Weakening the rule would encourage auto companies, which have been stalling on making EVs, to sell more gas-guzzling, pollution-spewing SUVs and pickups—on which they make fat profits—for a longer period of time.

The administration should side with consumers and the climate, not polluters.

One of the top arguments advanced by opponents is that consumers really don't want EVs since the rate of increase of EV sales has slowed. But record-breaking sales numbers show that consumers do want them.

In California, EVs were top sellers last year—25 percent of car sales—up from 19 percent in 2022. Even if growth slows, EVs are still selling at breakneck speed.

Nationwide EV sales rose 47 percent last year, according to Bloomberg.

While it's true that there has been a little decline, what businessperson would not be jealous of a slowdown to an expected 32 percent sales increase in 2024?

Adding chutzpah to injury, however, a large group of auto dealers claiming to be the "voice of the customer"—in other words, us—wrote to President Biden, telling him to "hit the brakes" on EVs.

The cabal of retrograde automakers, drill-happy oil companies and car dealers reviled for their hidden fees and shady lending want the White House to forget calling global warming an "existential threat."

Auto dealers don't like EVs. Most don't make their money selling vehicles, but profit from selling repairs and maintenance.

EVs work. Because they have fewer moving parts than gasoline-powered vehicles, they seldom need repairs and require little maintenance. Many EVs are already cheaper to buy and run than their gas-powered doppelclunkers. If car dealers truly spoke for their customers, they would endorse EVs as the real deal.

Automakers haven't learned their lesson after watching Japanese companies grab a quarter of their market in the 1970s and. 1980s when Detroit specialized in lemons. Instead of getting behind innovative vehicles, U.S. companies seem determined to sell gas guzzlers that increase pollution and oil use and force consumers to shell out money at the pump.

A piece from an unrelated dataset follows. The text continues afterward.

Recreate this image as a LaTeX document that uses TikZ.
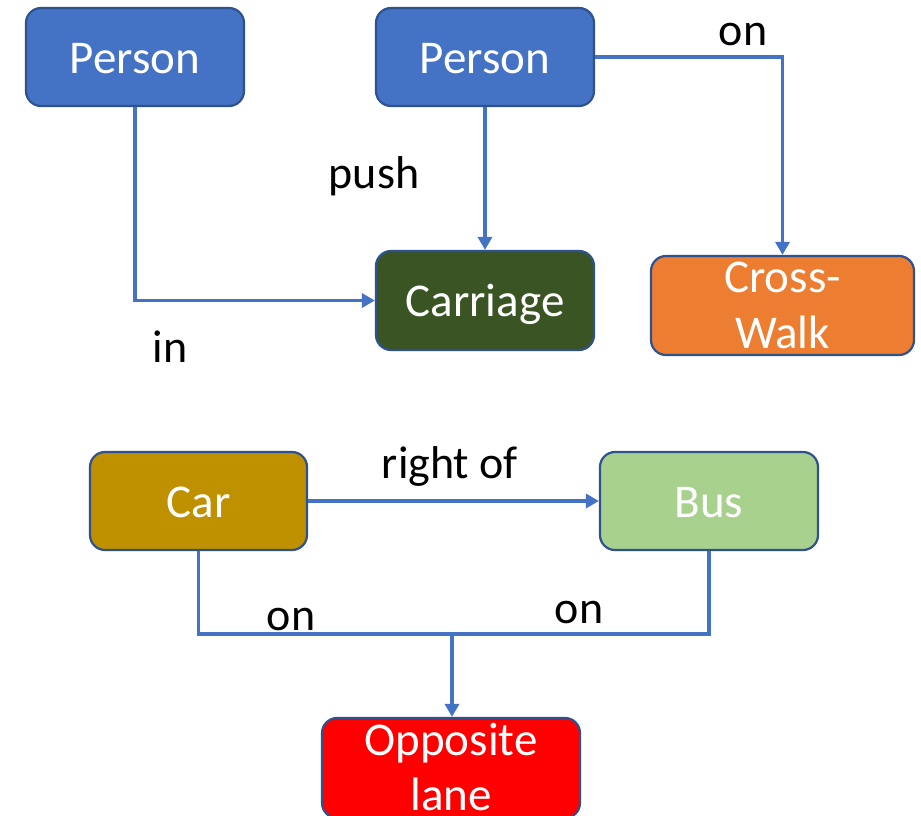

Last year, BYD—a Chinese carmaker most Americans have never heard of—sold 3 million EVs and plug-in hybrids. If the U.S. Big Three fail to make EVs, China will be happy to export them to us and import our jobs and profits. By the way, BYD just announced plans to open a Mexican EV plant to supply the U.S.

Oil-based industries are stuck in reverse, manufacturing, selling and fueling gas-guzzling pickups and SUVs that mostly haul lattes home from Starbucks.

And while the sky is not falling on EV sales, our climate is more precarious than ever.

A record number of climate disasters last year, many costing more than $1 billion, forced an estimated 2.5 million Americans from their homes. Climate change is accelerating at a faster pace than previously thought.

The biggest single step we can take to tackle global warming is slashing auto pollution. Now is precisely the time for the president to accelerate, not stymie, progress on cleaner cars.

President Biden must act boldly to adopt the strongest possible clean car standards. Like a savvy car customer, he should ignore industry lies. He should strengthen the clean car rule to force the auto industry to make and sell the clean vehicles the country needs to fight the climate crisis.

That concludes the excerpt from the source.